Bien sûr que le pouvoir des états modernes sont excessifs et oppressifs. L’anarchie aboutissement naturel de la liberté ? (C’est toute la philosophie de Hobbes – dont je suis partisan – que vous mettez en question). C’est sûr que comme utopie, c’est plus attirant que le fameux « paradis social ». En plus, contrairement aux communistes qui sont nuisibles même à petite dose, les anarchistes tant qu’ils ne sont pas violents, contribuent à la société en défendant les libertés. Mais ça reste une utopie tant que vous ne pouvez pas citer d’exemple concret d’anarchie.
Regardez l’Afrique ou les exemples historiques puisque vous les aimez : tout pays a besoin d’une armée pour se défendre. Entre les mains de ses dirigeants, cette armée devient un instrument dangereux qui transforme l’état en dictature/démocratie/monarchie au choix.

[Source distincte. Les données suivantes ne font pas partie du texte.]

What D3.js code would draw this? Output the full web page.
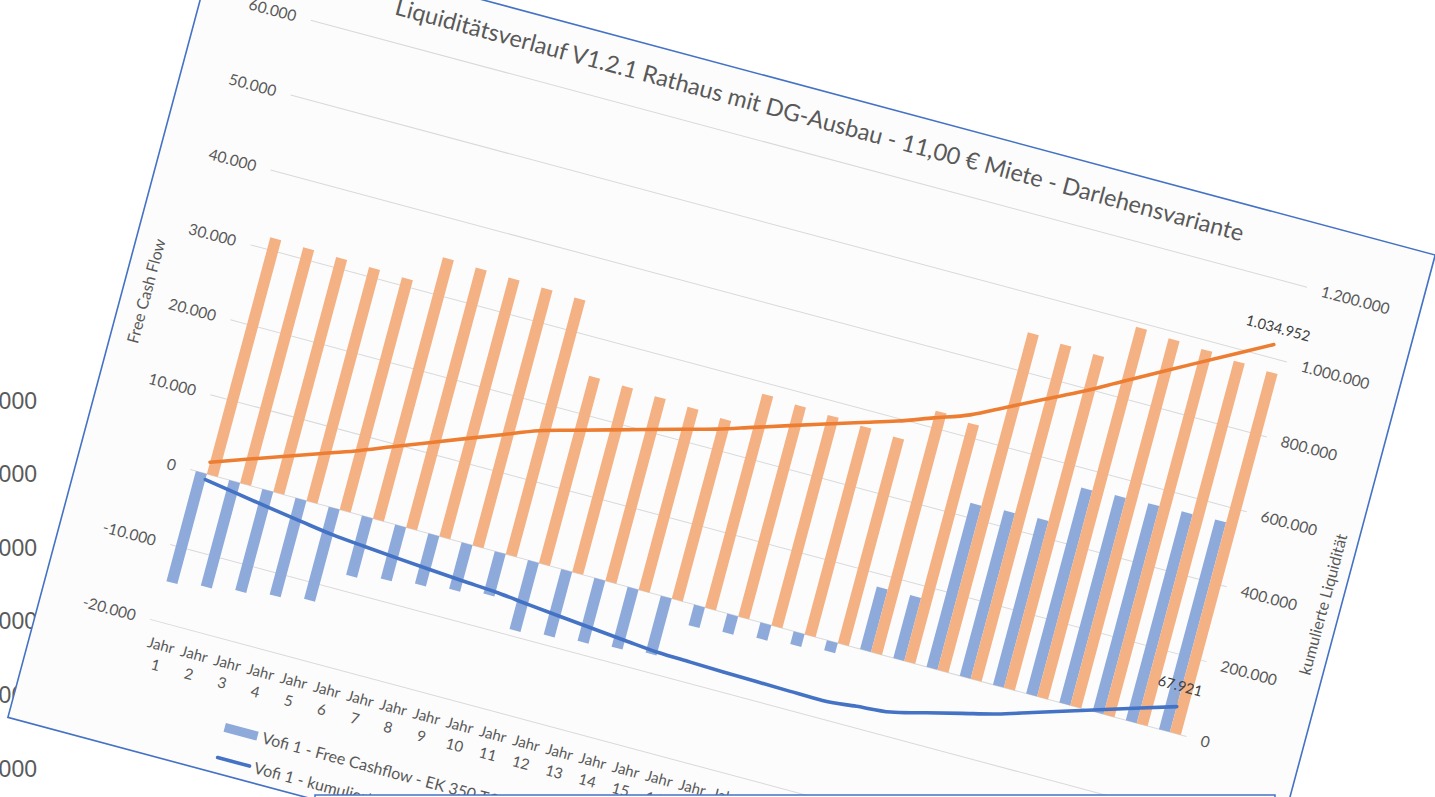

En bref je reconnais la nécessité de l’état, mais je le préfère représentatif et à petites doses.
Jacquoux
A lire vos propos, il vaudrait mieux parler d'inéluctabilité de l'Etat que de nécessité, non ?
C'est la thèse développée entre autres par des gens comme Nozick dans "Anarchie, Etat et Utopie".
Sinon, votre système de défense "historique" ou "africain" est à mon sens faussé. Vous partez de situations où l'Etat cause des problèmes (invasion d'un Etat par un autre, ce qui convient tant pour la guerre que pour la colonisation) pour justifier la présence d'un Etat. C'est pour le moins curieux.
Qui plus est, vous assimilez "pays" et "Etat" en disant "un pays a besoin d'une armée". Admettons que vous ne fassiez pas cette confusion et que vous voulez en fait dire "un Etat a besoin d'une armée", les Etats-Unis ont démontré l'inutilité de ce concept pour l'autodéfense, en instaurant pendant longtemps la milice privée. Voyez à ce sujet le texte complet du deuxième amendement de la constitution américaine : "A well regulated Militia being necessary to the security of a free State, the right of the people to keep and bear Arms, shall not be infringed".
Sinon, l'Islande a pu se maintenir plusieurs siècles comme une société sans Etat, avec une justice et une police privée, sans que cela ne semble poser problème.